About 70 percent of children removed from their homes in Northeast Florida are removed because of a substance abuse issue. Opioids specifically are becoming a larger and more prevalent problem for First Coast families, resulting in more children being removed from their homes and coming into foster care.
And the community is taking notice. In early September, FSS partnered with Drug Free Duval to host a community workshop on the rise of opioid addiction. Training facilitators were Richard Preston and Terri Gnann who are both recovering addicts.
Below are summaries of the full presentations on each topic. We encourage you to learn more about this deadly trend affecting our community’s health by visiting the Drug Free Duval website. And if you would like to receive this training, please contact Samantha Gaulden at firstname.lastname@example.org.
Signs of Opioid Misuse
Legally prescribed opioids include morphine, codeine and oxycodone; illegal opioids include heroin and synthetic fentanyl. Once an individual begins misusing the drugs, they may exhibit signs of anxiety and depression, mood swings, drowsiness, poor memory and concentration, slowed breathing and reduced social interactions.
To support their addiction, individuals misusing opioids will likely begin spending all the money they have on drugs, neglecting bills and other necessary items.

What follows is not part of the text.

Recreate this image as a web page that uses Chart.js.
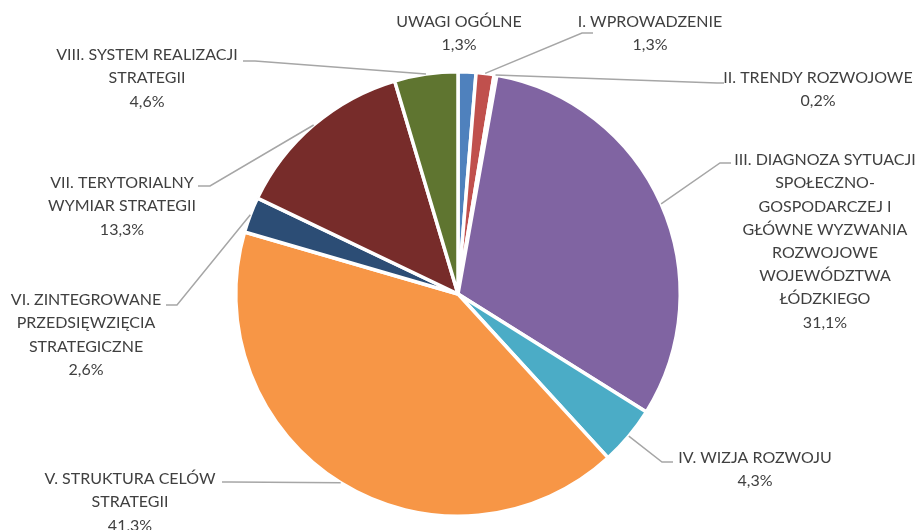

They may steal from family or friends or commit other illegal acts to get money for drugs, and they may acquire a whole new set of friends who are all drug users.
While legally prescribed opioids are consumed orally, other methods of opioid consumption include snorting, smoking and intravenous injection. Those injecting opioids intravenously are likely to wear long-sleeved clothing to cover injection marks, even in hot weather.
Safe Storage and Disposal of Prescription Drugs
Commonly abused and potentially lethal drugs such as painkillers (Oxycodone, Percocet, Vicodin, Hydrocodone) and benzodiazepines (Valium, Xanax) need to be treated with extreme caution. Once you are in possession of a prescription drug, you accept the responsibility of the prescribed use and storage.
Seventy percent of people 12 and older who abuse prescription drugs say they got them from a friend or relative — either free, purchased or by theft.
Prescriptions should ideally be kept in a safe lock-box while you’re still taking the prescribed amount. Be sure to count your pills when you pick up your prescription and frequently after that to be sure none go missing.
Once you’ve finished taking prescription drugs, you should dispose of them properly through a DEA Pill Take-Back program, designated dropbox locations or in designated prescription disposal bags.
If you can’t access any of these options, remove personal information from the prescription label and add water to solid pills. Also, add a non-toxic and unpalatable substance such as coffee grounds or kitty litter to the container. Seal the container with duct tape and place inside a second unmarked container, then place in the trash.
Never flush prescriptions down the toilet or drain. They can have harmful effects on our water systems and the animals who inhabit them.
With opioid deaths on the rise in our region, the North Florida Rx and Heroin Task Force is working hard to provide resources and spread information throughout the community, including what to do in the event of an overdose.
911 Good Samaritan Act: In half of all overdose cases, an individual is at the scene who can intervene, but they don’t call 911 for fear of arrest or police involvement. The 911 Good Samaritan Act protects the person who calls 911 from being charged, prosecuted or penalized for possession of controlled substances (if found as a result of seeking emergency medical care).
Florida Naloxone Law: Naloxone/Narcan is a life-saving nasal inhalant that can reverse the effects of an opioid overdose. A law passed in 2015 allows authorized healthcare practitioners to prescribe Naloxone to anyone at risk of experiencing or witnessing an opioid-related overdose.
Additionally, emergency responders and laypersons in the community can possess, store and administer naloxone to someone believed in good faith to be experiencing an opioid overdose.